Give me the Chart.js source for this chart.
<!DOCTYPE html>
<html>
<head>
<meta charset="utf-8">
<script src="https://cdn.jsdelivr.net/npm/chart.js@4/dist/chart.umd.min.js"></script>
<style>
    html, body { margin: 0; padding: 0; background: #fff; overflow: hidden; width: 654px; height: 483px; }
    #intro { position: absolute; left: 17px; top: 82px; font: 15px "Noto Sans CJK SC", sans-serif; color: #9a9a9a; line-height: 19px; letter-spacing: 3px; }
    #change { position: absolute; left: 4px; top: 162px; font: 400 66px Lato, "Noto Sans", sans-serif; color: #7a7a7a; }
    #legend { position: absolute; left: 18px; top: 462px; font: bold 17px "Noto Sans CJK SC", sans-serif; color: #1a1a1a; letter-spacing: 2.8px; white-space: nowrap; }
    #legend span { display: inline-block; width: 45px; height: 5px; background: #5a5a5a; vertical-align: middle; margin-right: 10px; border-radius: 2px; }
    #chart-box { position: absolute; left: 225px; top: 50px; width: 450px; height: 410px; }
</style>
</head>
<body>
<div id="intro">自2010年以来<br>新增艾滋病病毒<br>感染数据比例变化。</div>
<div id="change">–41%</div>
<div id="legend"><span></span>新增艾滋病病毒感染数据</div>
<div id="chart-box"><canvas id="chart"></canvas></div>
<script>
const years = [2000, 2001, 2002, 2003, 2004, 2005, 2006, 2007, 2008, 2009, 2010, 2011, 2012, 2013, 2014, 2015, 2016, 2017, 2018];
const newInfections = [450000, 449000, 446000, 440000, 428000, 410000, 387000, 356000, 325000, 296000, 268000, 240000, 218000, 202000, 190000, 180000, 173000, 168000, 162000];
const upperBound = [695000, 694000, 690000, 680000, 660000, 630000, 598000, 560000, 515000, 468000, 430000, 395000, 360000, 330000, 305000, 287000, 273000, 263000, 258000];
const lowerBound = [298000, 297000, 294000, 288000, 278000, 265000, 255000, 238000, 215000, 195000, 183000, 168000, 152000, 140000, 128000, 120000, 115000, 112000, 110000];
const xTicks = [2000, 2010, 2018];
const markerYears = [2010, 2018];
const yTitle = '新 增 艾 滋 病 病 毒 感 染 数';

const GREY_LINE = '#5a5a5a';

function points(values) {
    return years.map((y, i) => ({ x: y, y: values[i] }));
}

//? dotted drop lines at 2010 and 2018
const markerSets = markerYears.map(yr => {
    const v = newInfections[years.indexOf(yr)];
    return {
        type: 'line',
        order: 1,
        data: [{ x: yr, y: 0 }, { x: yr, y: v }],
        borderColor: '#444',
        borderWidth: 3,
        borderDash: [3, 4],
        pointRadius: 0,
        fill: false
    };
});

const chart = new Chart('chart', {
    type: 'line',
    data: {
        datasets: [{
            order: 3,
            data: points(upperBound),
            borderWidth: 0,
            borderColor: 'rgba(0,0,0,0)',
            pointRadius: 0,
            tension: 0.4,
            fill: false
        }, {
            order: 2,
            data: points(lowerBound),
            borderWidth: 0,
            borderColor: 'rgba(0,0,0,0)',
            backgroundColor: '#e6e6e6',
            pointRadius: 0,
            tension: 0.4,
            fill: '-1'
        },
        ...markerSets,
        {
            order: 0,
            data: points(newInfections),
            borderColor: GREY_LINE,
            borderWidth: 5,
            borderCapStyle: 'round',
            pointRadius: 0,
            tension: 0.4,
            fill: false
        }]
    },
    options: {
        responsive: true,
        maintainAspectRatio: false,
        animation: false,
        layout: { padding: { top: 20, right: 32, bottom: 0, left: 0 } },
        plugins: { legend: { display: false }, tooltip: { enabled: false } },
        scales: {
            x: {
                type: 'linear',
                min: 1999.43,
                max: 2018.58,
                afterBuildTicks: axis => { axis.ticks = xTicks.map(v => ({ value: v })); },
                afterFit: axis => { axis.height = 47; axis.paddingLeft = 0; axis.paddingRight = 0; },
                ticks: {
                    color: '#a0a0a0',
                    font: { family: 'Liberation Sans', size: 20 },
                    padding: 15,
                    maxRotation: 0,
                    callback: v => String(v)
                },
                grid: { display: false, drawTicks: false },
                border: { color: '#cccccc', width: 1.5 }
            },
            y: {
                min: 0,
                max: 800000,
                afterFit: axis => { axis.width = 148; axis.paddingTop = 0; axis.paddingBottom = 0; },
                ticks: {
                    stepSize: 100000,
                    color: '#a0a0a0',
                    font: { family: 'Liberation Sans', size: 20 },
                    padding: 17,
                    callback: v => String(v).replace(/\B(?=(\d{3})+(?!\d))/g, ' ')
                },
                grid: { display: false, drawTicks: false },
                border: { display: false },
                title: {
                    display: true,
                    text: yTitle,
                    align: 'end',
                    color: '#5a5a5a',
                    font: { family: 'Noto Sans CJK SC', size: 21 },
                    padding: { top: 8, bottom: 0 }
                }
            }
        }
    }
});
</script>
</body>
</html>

==================================================

* _The request_: Copy out the whole listing exactly; please set it all down.

* _Full solution_:
Give me the Chart.js source for this chart.
<!DOCTYPE html>
<html>
<head>
<meta charset="utf-8">
<script src="https://cdn.jsdelivr.net/npm/chart.js@4/dist/chart.umd.min.js"></script>
<style>
    html, body { margin: 0; padding: 0; background: #fff; overflow: hidden; width: 654px; height: 483px; }
    #intro { position: absolute; left: 17px; top: 82px; font: 15px "Noto Sans CJK SC", sans-serif; color: #9a9a9a; line-height: 19px; letter-spacing: 3px; }
    #change { position: absolute; left: 4px; top: 162px; font: 400 66px Lato, "Noto Sans", sans-serif; color: #7a7a7a; }
    #legend { position: absolute; left: 18px; top: 462px; font: bold 17px "Noto Sans CJK SC", sans-serif; color: #1a1a1a; letter-spacing: 2.8px; white-space: nowrap; }
    #legend span { display: inline-block; width: 45px; height: 5px; background: #5a5a5a; vertical-align: middle; margin-right: 10px; border-radius: 2px; }
    #chart-box { position: absolute; left: 225px; top: 50px; width: 450px; height: 410px; }
</style>
</head>
<body>
<div id="intro">自2010年以来<br>新增艾滋病病毒<br>感染数据比例变化。</div>
<div id="change">–41%</div>
<div id="legend"><span></span>新增艾滋病病毒感染数据</div>
<div id="chart-box"><canvas id="chart"></canvas></div>
<script>
const years = [2000, 2001, 2002, 2003, 2004, 2005, 2006, 2007, 2008, 2009, 2010, 2011, 2012, 2013, 2014, 2015, 2016, 2017, 2018];
const newInfections = [450000, 449000, 446000, 440000, 428000, 410000, 387000, 356000, 325000, 296000, 268000, 240000, 218000, 202000, 190000, 180000, 173000, 168000, 162000];
const upperBound = [695000, 694000, 690000, 680000, 660000, 630000, 598000, 560000, 515000, 468000, 430000, 395000, 360000, 330000, 305000, 287000, 273000, 263000, 258000];
const lowerBound = [298000, 297000, 294000, 288000, 278000, 265000, 255000, 238000, 215000, 195000, 183000, 168000, 152000, 140000, 128000, 120000, 115000, 112000, 110000];
const xTicks = [2000, 2010, 2018];
const markerYears = [2010, 2018];
const yTitle = '新 增 艾 滋 病 病 毒 感 染 数';

const GREY_LINE = '#5a5a5a';

function points(values) {
    return years.map((y, i) => ({ x: y, y: values[i] }));
}

//? dotted drop lines at 2010 and 2018
const markerSets = markerYears.map(yr => {
    const v = newInfections[years.indexOf(yr)];
    return {
        type: 'line',
        order: 1,
        data: [{ x: yr, y: 0 }, { x: yr, y: v }],
        borderColor: '#444',
        borderWidth: 3,
        borderDash: [3, 4],
        pointRadius: 0,
        fill: false
    };
});

const chart = new Chart('chart', {
    type: 'line',
    data: {
        datasets: [{
            order: 3,
            data: points(upperBound),
            borderWidth: 0,
            borderColor: 'rgba(0,0,0,0)',
            pointRadius: 0,
            tension: 0.4,
            fill: false
        }, {
            order: 2,
            data: points(lowerBound),
            borderWidth: 0,
            borderColor: 'rgba(0,0,0,0)',
            backgroundColor: '#e6e6e6',
            pointRadius: 0,
            tension: 0.4,
            fill: '-1'
        },
        ...markerSets,
        {
            order: 0,
            data: points(newInfections),
            borderColor: GREY_LINE,
            borderWidth: 5,
            borderCapStyle: 'round',
            pointRadius: 0,
            tension: 0.4,
            fill: false
        }]
    },
    options: {
        responsive: true,
        maintainAspectRatio: false,
        animation: false,
        layout: { padding: { top: 20, right: 32, bottom: 0, left: 0 } },
        plugins: { legend: { display: false }, tooltip: { enabled: false } },
        scales: {
            x: {
                type: 'linear',
                min: 1999.43,
                max: 2018.58,
                afterBuildTicks: axis => { axis.ticks = xTicks.map(v => ({ value: v })); },
                afterFit: axis => { axis.height = 47; axis.paddingLeft = 0; axis.paddingRight = 0; },
                ticks: {
                    color: '#a0a0a0',
                    font: { family: 'Liberation Sans', size: 20 },
                    padding: 15,
                    maxRotation: 0,
                    callback: v => String(v)
                },
                grid: { display: false, drawTicks: false },
                border: { color: '#cccccc', width: 1.5 }
            },
            y: {
                min: 0,
                max: 800000,
                afterFit: axis => { axis.width = 148; axis.paddingTop = 0; axis.paddingBottom = 0; },
                ticks: {
                    stepSize: 100000,
                    color: '#a0a0a0',
                    font: { family: 'Liberation Sans', size: 20 },
                    padding: 17,
                    callback: v => String(v).replace(/\B(?=(\d{3})+(?!\d))/g, ' ')
                },
                grid: { display: false, drawTicks: false },
                border: { display: false },
                title: {
                    display: true,
                    text: yTitle,
                    align: 'end',
                    color: '#5a5a5a',
                    font: { family: 'Noto Sans CJK SC', size: 21 },
                    padding: { top: 8, bottom: 0 }
                }
            }
        }
    }
});
</script>
</body>
</html>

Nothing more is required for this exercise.